Apple has built its brand on positive storytelling through empowerment narratives. For its ‘1984’ ad and many subsequent marketing efforts over the years, like its ‘Think Different’ campaign, Apple has employed the idea of technology as a force of empowerment for individuals.

Here’s where ‘Crush!’ gets it all wrong.

The Hero’s Journey: A Missed Opportunity for Empowerment

Empowerment marketing puts the individual at the centre of the narrative, not the brand or its products. This is especially true of ‘The Hero’s Journey,’ one of the most compelling empowerment narrative structures around, and one that Apple has used liberally over the years.

The Hero’s Journey, popularised by writer and academic Joseph Campbell, centres on the idea that there is a kind of monomyth archetype in classical mythology across many cultures, a common template of stories that involve a hero who goes on an adventure, is victorious in a decisive crisis and comes home changed or transformed.

If that story arc sounds familiar, that’s because it was famously used by George Lucas in Star Wars. It has also popped up in stories like The Matrix, Harry Potter and The Wizard of Oz, among many others.

Guess what links all of these stories together? The principle that the protagonist — the hero — has some kind of latent power that, with a bit of a nudge, can be unleashed to overcome a series of challenges in order to achieve their goal, whatever that might happen to be.

What Apple has so successfully done in the past is to position itself as the source of that nudge. In the parlance of Campbell’s monomyth model, this is the mentor: the person or influence that guides the hero and helps them realise their power.

Such framing allows marketers to shift the focus from the product or the brand onto the customer.
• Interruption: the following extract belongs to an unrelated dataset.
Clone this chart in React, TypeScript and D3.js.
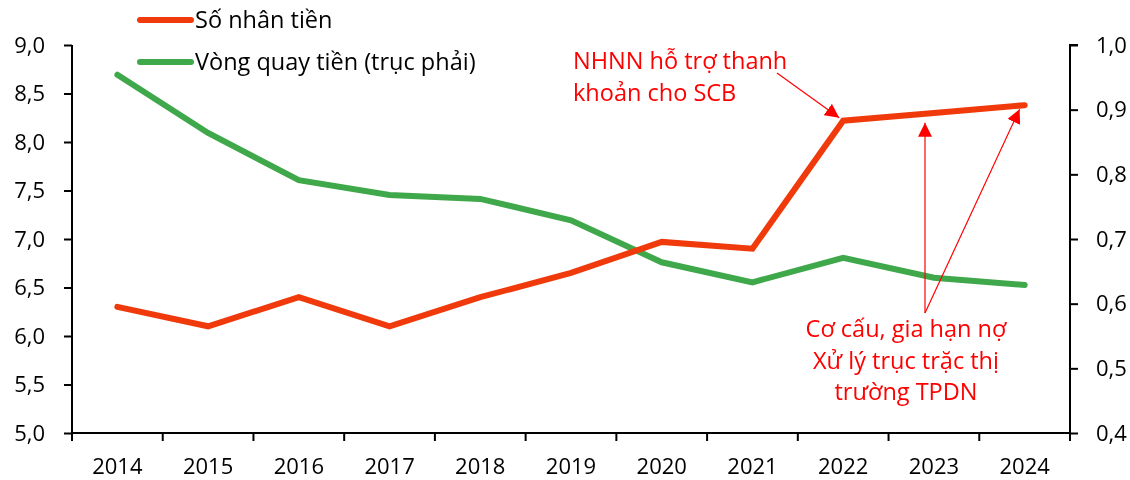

The protagonist in the hero’s journey isn’t a superhero, it is an ordinary, everyday person — or from a brand’s perspective, the consumer.

And the brand — in this case Apple — is the enabler of that consumer-hero, helping them to unleash their own power to achieve great things. This is the embodiment of empowerment messaging.

How the “Crush!” Ad Misses the Mark

But that’s not what’s happening in Apple’s latest iPad Pro ad. Instead, the hero is being squarely disempowered. How? Within the space of about a minute, the ‘Crush!’ commercial literally flattens some of humanity’s most cherished tools of creativity and banishes them to a reality in which creativity can only be achieved via a single device.

By stomping on such tools, Apple is metaphorically stomping out any other potential tools or avenues that creatives might have at their disposal to actually create. This is not about the empowerment of the hero. This is about the power of the product.

After so many years of highly successful empowerment messaging, Apple has committed the cardinal sin of putting the product at the centre of the narrative instead of the hero. Sure, Apple has talked up its products before, but not quite like this. And the result has left many with a bitter taste in their mouths.

This is not a story about the hero. This is a story about the tyranny of technology.

But the power to create — just like the power to purchase — lies within the person, not the product. And that is something Apple would do well to remember as it navigates the backlash from its ‘Crush!’ commercial, however ambivalent it may be.